2: I have MovieMaker, and it doesn't load .MOV files for some reason.


----------



## ultraviolet (Dec 31, 2012)

well, yeah, i don't think you're going to get past one thing uploading at a time; they're big files. videos generally take a long time to do anything with (upload to youtube, export as anything, etc.) unless they're teeny tiny. Even if you're converting music files, itunes or wmp or whatever will still go through it one at a time. welcome to digital video, i guess.

That is odd! I would have thought moviemaker would be able to read .movs by now. I don't know if you'll be able to do this without installing something or emailing it to someone else, sorry.

for future reference, you should check and see if you can change what format your camera records with. lots of cameras let you pick something that isn't .mov, (.mov isn't often the default) unless you're using an idevice, in which case it's probably not easy to change.


----------



## Hiikaru (Dec 31, 2012)

This site will let you upload multiple .mov files up to 100 MB! I'm not sure how big .mov files actually are, but my two test .movs took up 2.5MB, so maybe yours will be small, too.

Keep clicking browse and picking files and they'll show up a bit lower down on the page. When you're done and hit the convert button, it will show a percentage bar, and then E-mail you a link once it's finished. At the link, you can either download each converted file individually, or it will give you a zip containing all of them!



> ...why couldn't you do it one at a time? even if you select them all and ask a program to convert them, I'm pretty sure it's just going to go through each one and convert it. Just leave it going overnight or something and it should be okay.





> well, yeah, i don't think you're going to get past one thing uploading at a time; they're big files. videos generally take a long time to do anything with (upload to youtube, export as anything, etc.) unless they're teeny tiny. Even if you're converting music files, itunes or wmp or whatever will still go through it one at a time. welcome to digital video, i guess.


On most (online at least) conversion tools, you have to upload a single thing, wait ages, and then actually be there to grab the link before it expires so you can download it. They might limit how many you can do in a day or in a certain amount of hours, too. That's frustrating! If you have more than two or three, it's a huge effort to get them all converted. (also, all the online conversion tools I use crash or go down really often, and if that happens it could take days to get a few files through)

I'm pretty sure what Mohacastle's looking for _is_ a thing where he can select them all and then leave it running on its own going through them! That is, a _program_ doing it one-by-one isn't the same as a _person_ doing it one-by-one.


----------



## kyeugh (Dec 31, 2012)

I actually already tried that site- it doesn't let me upload multiple files.  CTRL and SHIFT do nothing, and after uploading a file, if I try to upload another one, it tells me to do the other first.

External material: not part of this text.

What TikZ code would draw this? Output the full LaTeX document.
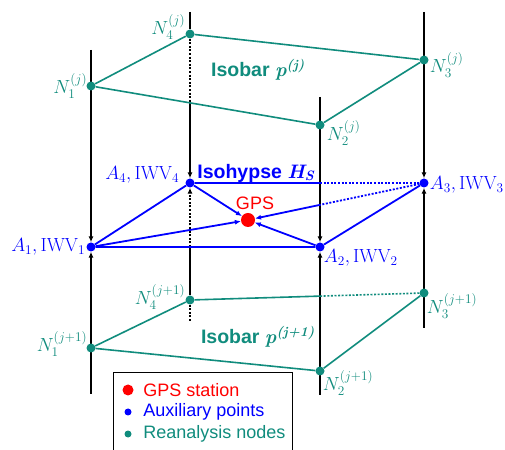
\RequirePackage{fix-cm}
\documentclass[tikz,border=0pt]{standalone}
\usepackage{amsmath,amssymb}
\usepackage{fontspec}
\setsansfont{Liberation Sans}
\usetikzlibrary{positioning, calc, arrows.meta, backgrounds}

\definecolor{isoteal}{RGB}{16,140,125}
\definecolor{auxblue}{RGB}{0,0,255}
\definecolor{gpsred}{RGB}{255,0,0}

\newcommand{\bfvar}[1]{{\rmfamily\bfseries\itshape #1}}

\begin{document}
\begin{tikzpicture}[x=1pt, y=1pt, >={Latex[length=6pt,width=5pt]},
  nodept/.style={circle, fill=isoteal, inner sep=0pt, minimum size=9pt},
  auxpt/.style={circle, fill=auxblue, inner sep=0pt, minimum size=9pt},
  gpspt/.style={circle, fill=gpsred, inner sep=0pt, minimum size=14pt},
  vline/.style={draw=black, line width=1.3pt},
  isoline/.style={draw=isoteal, line width=1.6pt},
  hypline/.style={draw=auxblue, line width=1.8pt},
  hidden/.style={dash pattern=on 2pt off 1.6pt},
  nlbl/.style={text=isoteal, inner sep=0pt, font=\fontsize{19}{21}\selectfont},
  albl/.style={text=auxblue, inner sep=0pt, font=\fontsize{19}{21}\selectfont},
  sflbl/.style={inner sep=0pt, font=\fontsize{18}{20}\selectfont\sffamily},
  titlbl/.style={inner sep=0pt, font=\fontsize{19.5}{21}\selectfont\sffamily\bfseries}]

  \useasboundingbox (0,0) rectangle (505,449);

  % --- Reanalysis nodes, upper isobar ---
  \node[nodept] (N1j) at (91,363) {};
  \node[nodept] (N4j) at (190,415) {};
  \node[nodept] (N3j) at (424,389) {};
  \node[nodept] (N2j) at (320,324) {};

  % --- Auxiliary points and GPS station ---
  \node[auxpt] (A1) at (91,202) {};
  \node[auxpt] (A4) at (190,266) {};
  \node[auxpt] (A3) at (424,266) {};
  \node[auxpt] (A2) at (320,202) {};
  \node[gpspt] (gps) at (248,229) {};

  % --- Reanalysis nodes, lower isobar ---
  \node[nodept] (N1k) at (91,101) {};
  \node[nodept] (N4k) at (190,149) {};
  \node[nodept] (N3k) at (424,156) {};
  \node[nodept] (N2k) at (320,78) {};

  % ends of the vertical lines
  \coordinate (T1) at (91,399);  \coordinate (B1) at (91,55);
  \coordinate (T2) at (320,352); \coordinate (B2) at (320,54);
  \coordinate (T3) at (424,437); \coordinate (B3) at (424,121);
  \coordinate (T4) at (190,437); \coordinate (B4) at (190,127);

  % where the hidden (dotted) parts start
  \coordinate (m1) at ($(N1j)!0.432!(N2j)$);
  \coordinate (c1) at (N4j |- m1);
  \coordinate (c2) at (A4 |- A1);
  \coordinate (c3) at (A2 |- A4);
  \coordinate (c4) at ($(A3)!0.591!(gps)$);
  \coordinate (c5) at ($(N4k)!0.556!(N3k)$);

  % --- labels ---
  \node[nlbl, left=-1pt of N1j] (lN1j) {$N_1^{(j)}$};
  \node[nlbl, left=0pt of N4j, yshift=7pt] (lN4j) {$N_4^{(j)}$};
  \node[nlbl, right=1pt of N3j, yshift=-5pt] (lN3j) {$N_3^{(j)}$};
  \node[nlbl, right=2pt of N2j, yshift=-8pt] (lN2j) {$N_2^{(j)}$};
  \node[nlbl, left=-1pt of N1k, yshift=4pt] (lN1k) {$N_1^{(j+1)}$};
  \node[nlbl, left=0pt of N4k, yshift=3pt] (lN4k) {$N_4^{(j+1)}$};
  \node[nlbl, right=-2pt of N3k, yshift=-13pt] (lN3k) {$N_3^{(j+1)}$};
  \node[nlbl, right=-2pt of N2k, yshift=-12pt] (lN2k) {$N_2^{(j+1)}$};

  \node[albl, left=1pt of A1] (lA1) {$A_1, \mathrm{IWV}_1$};
  \node[albl, left=6pt of A4, yshift=8pt] (lA4) {$A_4, \mathrm{IWV}_4$};
  \node[albl, right=1pt of A3, yshift=-2pt] (lA3) {$A_3, \mathrm{IWV}_3$};
  \node[albl, right=-1pt of A2, yshift=-11pt] (lA2) {$A_2, \mathrm{IWV}_2$};

  \node[sflbl, text=gpsred, above=3pt of gps, xshift=7pt] (lgps) {GPS};
  \node[titlbl, text=auxblue, right=2.5pt of A4, yshift=10pt] (lhyp) {Isohypse \bfvar{H\textsubscript{S}}};
  \node[titlbl, text=isoteal] (lisoj) at (258,379) {Isobar \bfvar{p\textsuperscript{(j)}}};
  \node[titlbl, text=isoteal] (lisok) at (258,112) {Isobar \bfvar{p\textsuperscript{(j+1)}}};

  % --- legend ---
  \node[draw, line width=1.2pt, minimum width=179pt, minimum height=90pt, anchor=north west] (legend) at (113,77) {};
  \node[gpspt, minimum size=11pt] (kgps) at ([shift={(15,-18)}]legend.north west) {};
  \node[auxpt, minimum size=7pt] (kaux) at ([shift={(15,-40)}]legend.north west) {};
  \node[nodept, minimum size=7pt] (knode) at ([shift={(15,-62)}]legend.north west) {};
  \node[sflbl, text=gpsred, right=9.5pt of kgps] (tgps) {GPS station};
  \node[sflbl, text=auxblue, right=11.5pt of kaux] (taux) {Auxiliary points};
  \node[sflbl, text=isoteal, right=11.5pt of knode] (tnode) {Reanalysis nodes};

  \begin{scope}[on background layer]
    % vertical lines
    \draw[vline, ->] (T1) -- (A1);
    \draw[vline, ->] (B1) -- (A1);
    \draw[vline, ->] (T2) -- (A2);
    \draw[vline, ->] (B2) -- (A2);
    \draw[vline, ->] (T3) -- (A3);
    \draw[vline, ->] (B3) -- (A3);
    \draw[vline] (T4) -- (N4j);
    \draw[vline, hidden] (N4j) -- (c1);
    \draw[vline, ->] (c1) -- (A4);
    \draw[vline, hidden, ->] (c2) -- (A4);
    \draw[vline] (c2) -- (N4k);
    \draw[vline, hidden] (N4k) -- (B4);

    % upper isobar
    \draw[isoline] (N1j) -- (N4j) -- (N3j) -- (N2j) -- (N1j);

    % isohypse
    \draw[hypline] (A1) -- (A4) -- (c3);
    \draw[hypline, hidden] (c3) -- (A3);
    \draw[hypline] (A3) -- (A2) -- (A1);
    \draw[hypline, ->] (A1) -- (gps);
    \draw[hypline, ->] (A4) -- (gps);
    \draw[hypline, ->] (A2) -- (gps);
    \draw[hypline, hidden] (A3) -- (c4);
    \draw[hypline, ->] (c4) -- (gps);

    % lower isobar
    \draw[isoline] (N1k) -- (N4k) -- (c5);
    \draw[isoline, hidden] (c5) -- (N3k);
    \draw[isoline] (N3k) -- (N2k) -- (N1k);
  \end{scope}

\end{tikzpicture}
\end{document}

If you know how to get around that, please tell me.


----------



## ultraviolet (Dec 31, 2012)

Hiikaru said:
			
		

> I'm pretty sure what Mohacastle's looking for _is_ a thing where he can select them all and then leave it running on its own going through them! That is, a _program_ doing it one-by-one isn't the same as a _person_ doing it one-by-one.


_ohh_, I see. That makes a lot more sense, haha.


----------



## Hiikaru (Jan 1, 2013)

Mohacastle said:


> I actually already tried that site- it doesn't let me upload multiple files.  CTRL and SHIFT do nothing, and after uploading a file, if I try to upload another one, it tells me to do the other first.
> 
> If you know how to get around that, please tell me.


That's really weird! You're meant to keep hitting browse on the site, not control or shift, but it seems like you tried that! That didn't happen to me.

Here's a screenshot collection of using Zamzar in case you were just missing something. If you really can't get it to work, though, I can try doing it if you E-mail me the files.


----------



## kyeugh (Jan 1, 2013)

Oh, I did it wrong.  Thanks.


----------